— start of PROVIDED DATA —

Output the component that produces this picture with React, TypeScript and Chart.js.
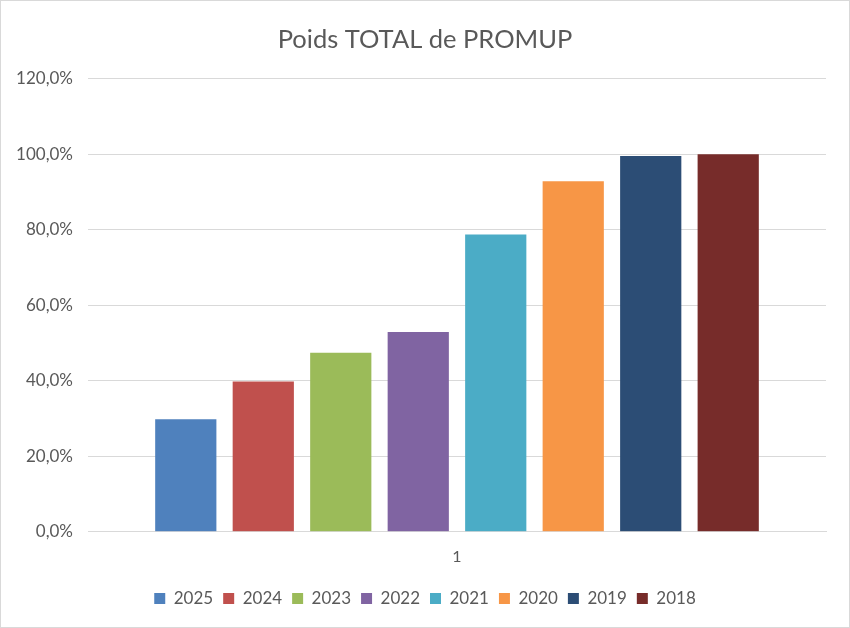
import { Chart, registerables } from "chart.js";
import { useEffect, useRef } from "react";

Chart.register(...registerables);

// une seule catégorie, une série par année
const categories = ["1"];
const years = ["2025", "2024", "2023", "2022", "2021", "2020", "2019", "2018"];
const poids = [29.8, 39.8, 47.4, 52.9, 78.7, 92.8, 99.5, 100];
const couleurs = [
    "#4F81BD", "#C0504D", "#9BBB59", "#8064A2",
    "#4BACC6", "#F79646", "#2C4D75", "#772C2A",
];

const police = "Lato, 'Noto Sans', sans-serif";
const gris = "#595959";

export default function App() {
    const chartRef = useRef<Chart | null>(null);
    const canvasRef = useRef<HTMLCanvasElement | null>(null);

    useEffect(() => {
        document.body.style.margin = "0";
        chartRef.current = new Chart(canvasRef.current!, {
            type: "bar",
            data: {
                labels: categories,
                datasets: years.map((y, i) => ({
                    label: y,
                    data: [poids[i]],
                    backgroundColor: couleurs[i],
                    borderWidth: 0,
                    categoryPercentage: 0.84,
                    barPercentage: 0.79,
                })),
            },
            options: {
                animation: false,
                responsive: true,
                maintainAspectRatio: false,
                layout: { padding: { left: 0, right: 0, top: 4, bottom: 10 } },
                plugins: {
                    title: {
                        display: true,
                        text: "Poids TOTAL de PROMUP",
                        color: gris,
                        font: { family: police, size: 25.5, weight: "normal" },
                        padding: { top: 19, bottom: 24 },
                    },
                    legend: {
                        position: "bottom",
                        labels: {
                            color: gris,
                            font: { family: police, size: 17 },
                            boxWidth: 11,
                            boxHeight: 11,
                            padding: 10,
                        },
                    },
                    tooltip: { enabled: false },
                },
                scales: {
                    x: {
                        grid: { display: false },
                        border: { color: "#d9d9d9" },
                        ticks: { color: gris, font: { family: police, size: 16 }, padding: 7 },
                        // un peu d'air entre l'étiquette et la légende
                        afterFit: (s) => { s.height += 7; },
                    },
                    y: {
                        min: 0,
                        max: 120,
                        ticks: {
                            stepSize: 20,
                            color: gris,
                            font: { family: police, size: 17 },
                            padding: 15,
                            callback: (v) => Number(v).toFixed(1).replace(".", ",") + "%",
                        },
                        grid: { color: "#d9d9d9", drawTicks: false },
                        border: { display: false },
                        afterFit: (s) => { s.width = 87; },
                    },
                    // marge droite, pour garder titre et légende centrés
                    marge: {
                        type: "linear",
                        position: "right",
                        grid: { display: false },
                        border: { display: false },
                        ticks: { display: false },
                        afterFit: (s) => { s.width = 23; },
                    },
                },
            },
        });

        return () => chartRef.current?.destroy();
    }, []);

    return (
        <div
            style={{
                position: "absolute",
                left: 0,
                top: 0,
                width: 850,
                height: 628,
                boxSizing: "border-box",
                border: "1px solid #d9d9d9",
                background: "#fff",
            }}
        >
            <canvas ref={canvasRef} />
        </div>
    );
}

— end of PROVIDED DATA —

__TASK DETAILS__
Repeat the lines of the listing above verbatim, beginning at its first line and ending at the line containing "const canvasRef = useRef<HTMLCanvasElement", which is included. Omit pictures.

__FINISHED TASK__
Output the component that produces this picture with React, TypeScript and Chart.js.
import { Chart, registerables } from "chart.js";
import { useEffect, useRef } from "react";

Chart.register(...registerables);

// une seule catégorie, une série par année
const categories = ["1"];
const years = ["2025", "2024", "2023", "2022", "2021", "2020", "2019", "2018"];
const poids = [29.8, 39.8, 47.4, 52.9, 78.7, 92.8, 99.5, 100];
const couleurs = [
    "#4F81BD", "#C0504D", "#9BBB59", "#8064A2",
    "#4BACC6", "#F79646", "#2C4D75", "#772C2A",
];

const police = "Lato, 'Noto Sans', sans-serif";
const gris = "#595959";

export default function App() {
    const chartRef = useRef<Chart | null>(null);
    const canvasRef = useRef<HTMLCanvasElement | null>(null);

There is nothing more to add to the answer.